Items listed in a dataset:
══════════════════════════════

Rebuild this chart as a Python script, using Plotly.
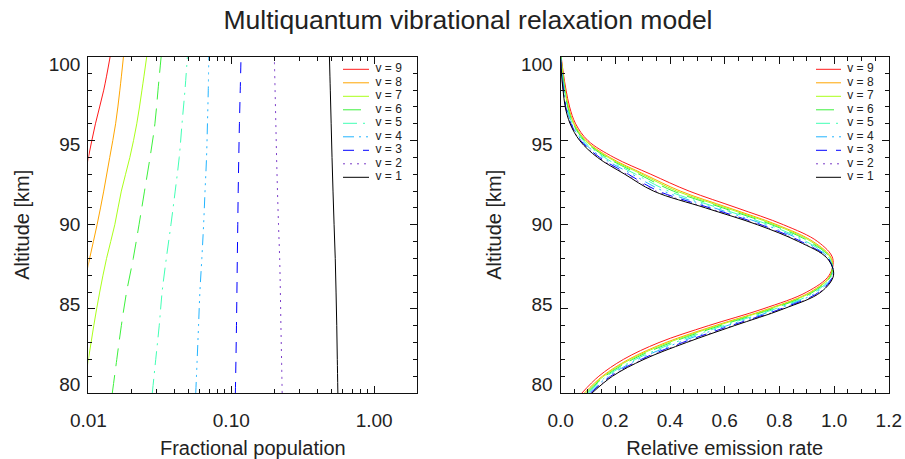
import math
import plotly.graph_objects as go

# ---------------- data ----------------
levels = [9, 8, 7, 6, 5, 4, 3, 2, 1]
level_labels = ["v = 9", "v = 8", "v = 7", "v = 6", "v = 5", "v = 4", "v = 3", "v = 2", "v = 1"]
level_colors = ["#ff1a1a", "#ffa500", "#aaff1a", "#3cf03c", "#40ffb4", "#22b4ff", "#0000ff", "#7b3cc8", "#000000"]
level_dashes = ["solid", "solid", "solid", "18px,9px", "14px,6px,2px,6px",
                "11px,5px,2px,5px,2px,5px,2px,5px", "11px,9px", "2px,5px", "solid"]

# Left panel: fractional population vs altitude
altitude_pop = [80, 82, 84, 86, 88, 90, 92, 94, 96, 98, 100]
pop_v9 = [0.0052, 0.0057, 0.0062, 0.0068, 0.0075, 0.0082, 0.0090, 0.0100, 0.0112, 0.0128, 0.0142]
pop_v8 = [0.0068, 0.0075, 0.0082, 0.0091, 0.0102, 0.0115, 0.0128, 0.0141, 0.0155, 0.0166, 0.0176]
pop_v7 = [0.0092, 0.0100, 0.0109, 0.0120, 0.0134, 0.0153, 0.0170, 0.0195, 0.0218, 0.0237, 0.0256]
pop_v6 = [0.0147, 0.0158, 0.0170, 0.0185, 0.0206, 0.0226, 0.0247, 0.0270, 0.0292, 0.0307, 0.0323]
pop_v5 = [0.0280, 0.0296, 0.0313, 0.0328, 0.0351, 0.0378, 0.0405, 0.0432, 0.0452, 0.0474, 0.0493]
pop_v4 = [0.0564, 0.0577, 0.0590, 0.0603, 0.0622, 0.0640, 0.0655, 0.0671, 0.0681, 0.0690, 0.0696]
pop_v3 = [0.1068, 0.1078, 0.1087, 0.1095, 0.1102, 0.1110, 0.1118, 0.1128, 0.1140, 0.1155, 0.1170]
pop_v2 = [0.2270, 0.2248, 0.2225, 0.2205, 0.2180, 0.2140, 0.2105, 0.2075, 0.2050, 0.2025, 0.2000]
pop_v1 = [0.557, 0.552, 0.547, 0.541, 0.534, 0.524, 0.515, 0.507, 0.500, 0.493, 0.486]

# Right panel: relative emission rate vs altitude
altitude_em = [80, 81, 82, 83, 84, 85, 86, 87, 88, 89, 90, 91, 92, 93, 94, 95, 96, 97, 98, 99, 100]
em_v9 = [0.078, 0.140, 0.230, 0.360, 0.540, 0.740, 0.900, 0.982, 0.995, 0.940, 0.815, 0.645, 0.470, 0.330, 0.195, 0.100, 0.055, 0.033, 0.020, 0.010, 0.0020]
em_v8 = [0.087, 0.153, 0.249, 0.385, 0.564, 0.759, 0.913, 0.986, 0.990, 0.923, 0.791, 0.616, 0.438, 0.306, 0.180, 0.093, 0.050, 0.029, 0.017, 0.008, 0.0015]
em_v7 = [0.091, 0.158, 0.256, 0.395, 0.573, 0.766, 0.918, 0.988, 0.988, 0.916, 0.782, 0.605, 0.425, 0.297, 0.174, 0.090, 0.048, 0.027, 0.016, 0.008, 0.0013]
em_v6 = [0.095, 0.163, 0.264, 0.405, 0.583, 0.774, 0.923, 0.989, 0.986, 0.909, 0.772, 0.593, 0.412, 0.287, 0.168, 0.087, 0.046, 0.026, 0.015, 0.007, 0.0011]
em_v5 = [0.099, 0.169, 0.274, 0.418, 0.595, 0.784, 0.930, 0.991, 0.983, 0.899, 0.760, 0.578, 0.395, 0.275, 0.160, 0.083, 0.043, 0.024, 0.014, 0.006, 0.0008]
em_v4 = [0.105, 0.176, 0.284, 0.432, 0.608, 0.794, 0.937, 0.994, 0.981, 0.890, 0.747, 0.562, 0.376, 0.262, 0.152, 0.078, 0.041, 0.021, 0.012, 0.005, 0.0006]
em_v3 = [0.110, 0.183, 0.295, 0.446, 0.622, 0.805, 0.945, 0.996, 0.978, 0.880, 0.733, 0.546, 0.358, 0.248, 0.143, 0.074, 0.038, 0.019, 0.011, 0.004, 0.0003]
em_v2 = [0.112, 0.187, 0.300, 0.453, 0.628, 0.810, 0.948, 0.997, 0.976, 0.875, 0.727, 0.538, 0.349, 0.242, 0.139, 0.072, 0.036, 0.018, 0.010, 0.0035, 0.0001]
em_v1 = [0.115, 0.190, 0.305, 0.460, 0.635, 0.815, 0.952, 0.998, 0.975, 0.870, 0.720, 0.530, 0.340, 0.235, 0.135, 0.070, 0.035, 0.017, 0.009, 0.003, 0.0]

altitude_ticks = [80, 85, 90, 95, 100]
pop_ticks = [0.01, 0.1, 1.0]
pop_tick_text = ["0.01", "0.10", "1.00"]
pop_minor = [0.02, 0.03, 0.04, 0.05, 0.06, 0.07, 0.08, 0.09,
             0.2, 0.3, 0.4, 0.5, 0.6, 0.7, 0.8, 0.9, 2.0]

pop_series = [pop_v9, pop_v8, pop_v7, pop_v6, pop_v5, pop_v4, pop_v3, pop_v2, pop_v1]
em_series = [em_v9, em_v8, em_v7, em_v6, em_v5, em_v4, em_v3, em_v2, em_v1]

# ---------------- figure ----------------
TXT = "#222222"
AX = "#111111"
FONT = "Liberation Sans, Arial, Helvetica, sans-serif"
W, H = 905, 459


def fx(px):
    return px / W


def fy(py):
    return 1 - py / H


fig = go.Figure()
for i, v in enumerate(levels):
    ln = dict(color=level_colors[i], dash=level_dashes[i], width=1, shape="spline")
    fig.add_trace(go.Scatter(x=pop_series[i], y=altitude_pop, mode="lines", line=ln,
                             name=level_labels[i], xaxis="x", yaxis="y", showlegend=False))
    fig.add_trace(go.Scatter(x=em_series[i], y=altitude_em, mode="lines", line=ln,
                             name=level_labels[i], xaxis="x2", yaxis="y2", showlegend=False))

# empty traces so that the altitude label axes get drawn
fig.add_trace(go.Scatter(x=[], y=[], xaxis="x", yaxis="y3", showlegend=False, hoverinfo="skip"))
fig.add_trace(go.Scatter(x=[], y=[], xaxis="x2", yaxis="y4", showlegend=False, hoverinfo="skip"))

# in-plot legends (one per panel)
for xa, ya in [("x5", "y5"), ("x6", "y6")]:
    for i, v in enumerate(levels):
        fig.add_trace(go.Scatter(x=[0, 1], y=[v, v], mode="lines",
                                 line=dict(color=level_colors[i], dash=level_dashes[i], width=1),
                                 xaxis=xa, yaxis=ya, showlegend=False, hoverinfo="skip"))
    fig.add_trace(go.Scatter(x=[1.25] * len(levels), y=levels, mode="text", text=level_labels,
                             textposition="middle right", textfont=dict(size=12, color=TXT),
                             xaxis=xa, yaxis=ya, showlegend=False, cliponaxis=False, hoverinfo="skip"))

left_dom = [fx(88.4), fx(417.2)]
right_dom = [fx(560.6), fx(888.8)]
y_dom = [fy(393), fy(56.5)]
LEG_TOP, LEG_STEP = 69.3, 13.5
leg_y_dom = [fy(LEG_TOP + 8.5 * LEG_STEP), fy(LEG_TOP - 0.5 * LEG_STEP)]

axis_common = dict(showline=True, linecolor=AX, linewidth=1, mirror="ticks", ticks="inside",
                   ticklen=7, tickwidth=1, tickcolor=AX, showgrid=False, zeroline=False,
                   automargin=False, tickfont=dict(size=19, color=TXT))
minor_common = dict(ticks="inside", ticklen=4, tickwidth=1, tickcolor=AX, showgrid=False)
label_axis = dict(showline=False, ticks="", showgrid=False, zeroline=False, automargin=False,
                  range=[79.48, 100.52], tickvals=altitude_ticks,
                  tickfont=dict(size=19, color=TXT), ticklabelstandoff=7,
                  title=dict(text="Altitude [km]", font=dict(size=20, color=TXT), standoff=13))
hidden_axis = dict(visible=False, showgrid=False, zeroline=False, automargin=False)

fig.update_layout(
    width=W, height=H, margin=dict(l=0, r=0, t=0, b=0, autoexpand=False),
    paper_bgcolor="white", plot_bgcolor="rgba(0,0,0,0)",
    font=dict(family=FONT, color=TXT),
    title=dict(text="Multiquantum vibrational relaxation model", x=fx(468), y=fy(20),
               xanchor="center", yanchor="middle", font=dict(size=26.5, color=TXT)),
    xaxis=dict(axis_common, domain=left_dom, anchor="y", type="log",
               range=[-2, math.log10(2)], tickvals=pop_ticks, ticktext=pop_tick_text,
               minor=dict(minor_common, tickvals=pop_minor), ticklabelstandoff=10,
               title=dict(text="Fractional population", font=dict(size=20, color=TXT), standoff=14)),
    yaxis=dict(axis_common, domain=y_dom, anchor="x", range=[80, 100], tickvals=altitude_ticks,
               showticklabels=False, minor=dict(minor_common, dtick=1)),
    yaxis3=dict(label_axis, overlaying="y", anchor="x", side="left"),
    xaxis2=dict(axis_common, domain=right_dom, anchor="y2", range=[0, 1.2], dtick=0.2,
                tick0=0, tickformat=".1f", minor=dict(minor_common, dtick=0.05),
                ticklabelstandoff=10,
                title=dict(text="Relative emission rate", font=dict(size=20, color=TXT), standoff=14)),
    yaxis2=dict(axis_common, domain=y_dom, anchor="x2", range=[80, 100], tickvals=altitude_ticks,
                showticklabels=False, minor=dict(minor_common, dtick=1)),
    yaxis4=dict(label_axis, overlaying="y2", anchor="x2", side="left"),
    xaxis5=dict(hidden_axis, domain=[fx(343), fx(343 + 26 * 2)], range=[0, 2], anchor="y5"),
    yaxis5=dict(hidden_axis, domain=leg_y_dom, range=[0.5, 9.5], anchor="x5"),
    xaxis6=dict(hidden_axis, domain=[fx(816), fx(816 + 25 * 2)], range=[0, 2], anchor="y6"),
    yaxis6=dict(hidden_axis, domain=leg_y_dom, range=[0.5, 9.5], anchor="x6"),
)

fig.write_html("out.html", config={"displayModeBar": False},
               post_script="document.body.style.margin='0';")
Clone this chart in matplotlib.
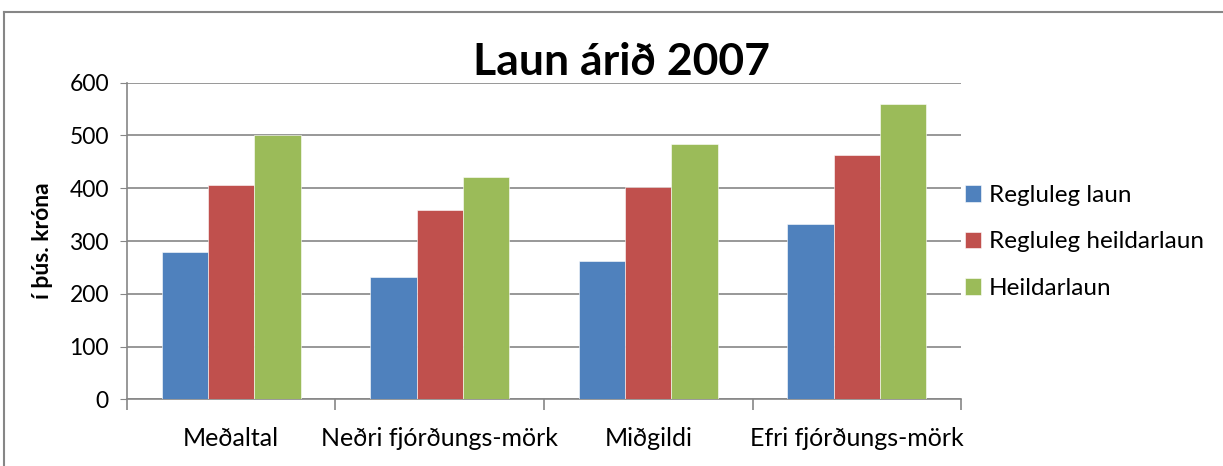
import numpy as np
import matplotlib.pyplot as plt
from matplotlib.lines import Line2D

plt.rcParams['font.family'] = ['Lato', 'DejaVu Sans']

# gögn lesin af myndinni
categories = ["Meðaltal", "Neðri fjórðungs-mörk", "Miðgildi", "Efri fjórðungs-mörk"]
regluleg_laun = [280, 232, 263, 332]
regluleg_heildarlaun = [406, 359, 402, 463]
heildarlaun = [500, 421, 484, 559]
series_names = ["Regluleg laun", "Regluleg heildarlaun", "Heildarlaun"]
colors = ["#4f81bd", "#c0504d", "#9bbb59"]
yticks = [0, 100, 200, 300, 400, 500, 600]

fig = plt.figure(figsize=(12.23, 4.66), dpi=100)
ax = fig.add_axes([0.1038, 0.1431, 0.682, 0.6794])

x = np.arange(len(categories))
w = 0.222
for i, (vals, name) in enumerate(zip([regluleg_laun, regluleg_heildarlaun, heildarlaun], series_names)):
    ax.bar(x + (i - 1) * w, vals, w, color=colors[i], label=name, zorder=3,
           edgecolor="white", linewidth=0.4)

ax.set_xlim(-0.5, len(categories) - 0.5)
ax.set_ylim(0, 600)
ax.set_yticks(yticks)
ax.tick_params(axis='y', labelsize=16.5, length=5, color="#868686", pad=8)
ax.grid(axis='y', color="#868686", linewidth=1.2, zorder=0)

# tick merki milli flokka, textar undir
ax.set_xticks(np.arange(len(categories) + 1) - 0.5)
ax.set_xticklabels([])
ax.tick_params(axis='x', length=8, color="#868686", width=1.2)
ax.set_xticks(x, minor=True)
ax.set_xticklabels(categories, minor=True, fontsize=18)
ax.tick_params(axis='x', which='minor', length=0, pad=20)

for s in ["top", "right"]:
    ax.spines[s].set_visible(False)
for s in ["left", "bottom"]:
    ax.spines[s].set_color("#868686")
    ax.spines[s].set_linewidth(1.2)

ax.set_ylabel("í þús. króna", fontsize=16.5, fontweight="bold", labelpad=12)
fig.text(0.508, 0.868, "Laun árið 2007", ha="center", va="center", fontsize=32, fontweight="bold")

ax.legend(loc="center left", bbox_to_anchor=(0.99, 0.497), frameon=False, fontsize=17.5,
          handlelength=0.65, handleheight=0.65, handletextpad=0.35, labelspacing=1.05,
          borderaxespad=0.1)

# rammi um myndina
fig.add_artist(Line2D([4 / 1223, 4 / 1223], [0, 1 - 12 / 466], color="#868686", linewidth=1.5))
fig.add_artist(Line2D([4 / 1223, 1], [1 - 12 / 466, 1 - 12 / 466], color="#868686", linewidth=1.5))

fig.savefig("out.png", dpi=100)
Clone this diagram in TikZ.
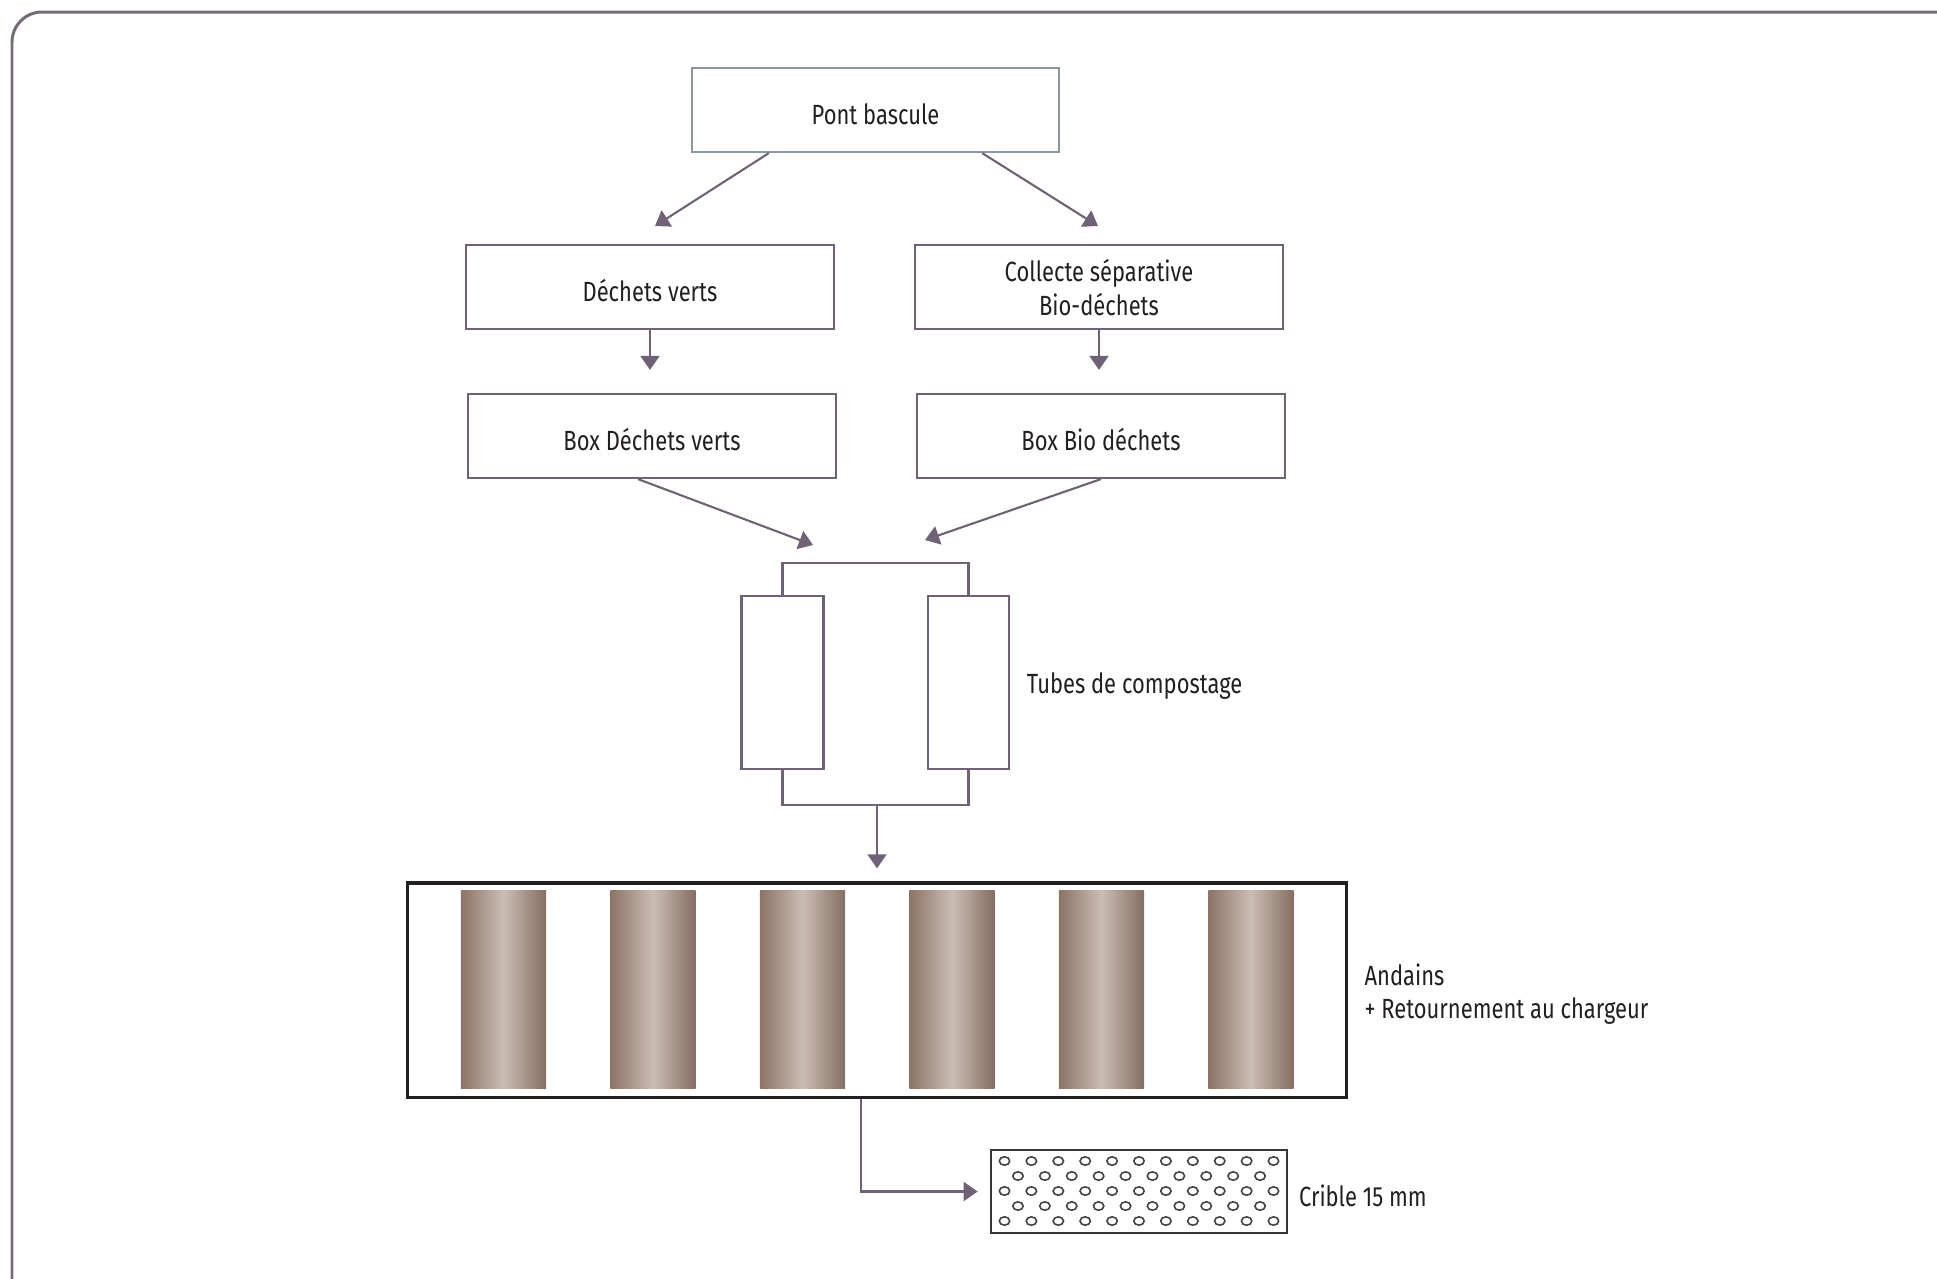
\documentclass[tikz,border=0pt]{standalone}
\usepackage{fontspec}
\setmainfont{Fira Sans}[FakeStretch=0.79]
\usetikzlibrary{positioning,arrows.meta}

\definecolor{trait}{HTML}{6F6276}
\definecolor{cadre}{HTML}{76697A}
\definecolor{grisbleu}{HTML}{8B979E}
\definecolor{texte}{HTML}{231F20}
\definecolor{brunfonce}{HTML}{8C7466}
\definecolor{brunclair}{HTML}{CBBDB3}

\begin{document}
\begin{tikzpicture}[x=0.01cm, y=-0.01cm, font=\fontsize{7.9}{9.6}\selectfont, text=texte,
  etape/.style={draw=trait, line width=0.6pt, minimum width=3.68cm, minimum height=0.84cm, align=center, inner sep=0pt, text depth=0pt},
  ligne/.style={text height=0.83em},
  tube/.style={draw=trait, line width=0.6pt, minimum width=0.82cm, minimum height=1.73cm, inner sep=0pt},
  andain/.style={left color=brunfonce, right color=brunfonce!95!black, middle color=brunclair, minimum width=0.85cm, minimum height=1.97cm, inner sep=0pt},
  flux/.style={draw=trait, line width=0.6pt, -{Triangle[length=4pt,width=5.4pt]}},
  liaison/.style={draw=trait, line width=0.6pt},
  trou/.style={draw=texte!85, line width=0.45pt},
  legende/.style={align=left, inner sep=0pt, yshift=-0.04cm}]
\useasboundingbox (0,0) rectangle (1937,1278);
\clip (0,0) rectangle (1937,1278);
\draw[cadre, line width=0.85pt, rounded corners=0.3cm] (12,12) rectangle (1990,1330);

% etapes du haut
\node[etape, ligne, draw=grisbleu, minimum width=3.67cm] (pont) at (875.5,110) {Pont bascule};
\node[etape, ligne] (dv) at (650,287) {Déchets verts};
\node[etape] (collecte) at (1099,287) {Collecte séparative\\Bio-déchets};
\node[etape, ligne] (boxdv) at (652,436) {Box Déchets verts};
\node[etape, ligne] (boxbio) at (1101,436) {Box Bio déchets};

\coordinate (pointe1) at (655,226);
\coordinate (pointe2) at (1098,226);
\coordinate (pointe3) at (813,545);
\coordinate (pointe4) at (925,540);
\draw[flux] (pont.202.7) -- (pointe1);
\draw[flux] (pont.338.1) -- (pointe2);
\draw[flux, shorten >=0.23cm] (dv.south) -- (dv.south |- boxdv.north);
\draw[flux, shorten >=0.23cm] (collecte.south) -- (collecte.south |- boxbio.north);
\draw[flux] (boxdv.252.8) -- (pointe3);
\draw[flux] (boxbio.south) -- (pointe4);

% tubes
\node[tube] (tube1) at (782.5,682.5) {};
\node[tube, minimum width=0.81cm] (tube2) at (968.5,682.5) {};
\node[legende, right=0.16cm of tube2] (ltubes) {Tubes de compostage};
\coordinate (haut) at (877,563);
\coordinate (bas) at (877,805);
\draw[liaison] (tube1.north) |- (haut) -| (tube2.north);
\draw[liaison] (tube1.south) |- (bas) -| (tube2.south);

% andains
\node[draw=texte, line width=0.9pt, minimum width=9.38cm, minimum height=2.14cm] (andains) at (877,990) {};
\foreach \i in {0,...,5}
  \node[andain] (andain\i) at ({503.5+149.5*\i},989.5) {};
\node[legende, right=0.16cm of andains] (landains) {Andains\\+ Retournement au chargeur};
\draw[flux, shorten >=0.13cm] (bas) -- (andains.north);

% crible
\node[draw=texte!90, line width=0.7pt, minimum width=2.96cm, minimum height=0.83cm] (crible) at (1139,1191.5) {};
\foreach \ry/\n/\d in {-30/11/5, -15/10/4.5, 0/11/5, 15/10/4.5, 30/11/5} {
  \pgfmathtruncatemacro\m{\n-1}
  \foreach \i in {0,...,\m}
    \draw[trou] ({1139+(\i-\d)*26.9},{1191+\ry}) ellipse [x radius=0.052cm, y radius=0.042cm];
}
\node[legende, right=0.1cm of crible] (lcrible) {Crible 15 mm};
\coordinate (coude) at (861,1192);
\draw[flux, shorten >=0.12cm] (andains.south -| coude) |- (crible.west);
\end{tikzpicture}
\end{document}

══════════════════════════════

Exercise brief: Your task is to retype exactly the lines from the one containing "Clone this diagram in TikZ." through the one containing "(12,12) rectangle (1990,1330);", leaving every picture out.

Correct response:
Clone this diagram in TikZ.
\documentclass[tikz,border=0pt]{standalone}
\usepackage{fontspec}
\setmainfont{Fira Sans}[FakeStretch=0.79]
\usetikzlibrary{positioning,arrows.meta}

\definecolor{trait}{HTML}{6F6276}
\definecolor{cadre}{HTML}{76697A}
\definecolor{grisbleu}{HTML}{8B979E}
\definecolor{texte}{HTML}{231F20}
\definecolor{brunfonce}{HTML}{8C7466}
\definecolor{brunclair}{HTML}{CBBDB3}

\begin{document}
\begin{tikzpicture}[x=0.01cm, y=-0.01cm, font=\fontsize{7.9}{9.6}\selectfont, text=texte,
  etape/.style={draw=trait, line width=0.6pt, minimum width=3.68cm, minimum height=0.84cm, align=center, inner sep=0pt, text depth=0pt},
  ligne/.style={text height=0.83em},
  tube/.style={draw=trait, line width=0.6pt, minimum width=0.82cm, minimum height=1.73cm, inner sep=0pt},
  andain/.style={left color=brunfonce, right color=brunfonce!95!black, middle color=brunclair, minimum width=0.85cm, minimum height=1.97cm, inner sep=0pt},
  flux/.style={draw=trait, line width=0.6pt, -{Triangle[length=4pt,width=5.4pt]}},
  liaison/.style={draw=trait, line width=0.6pt},
  trou/.style={draw=texte!85, line width=0.45pt},
  legende/.style={align=left, inner sep=0pt, yshift=-0.04cm}]
\useasboundingbox (0,0) rectangle (1937,1278);
\clip (0,0) rectangle (1937,1278);
\draw[cadre, line width=0.85pt, rounded corners=0.3cm] (12,12) rectangle (1990,1330);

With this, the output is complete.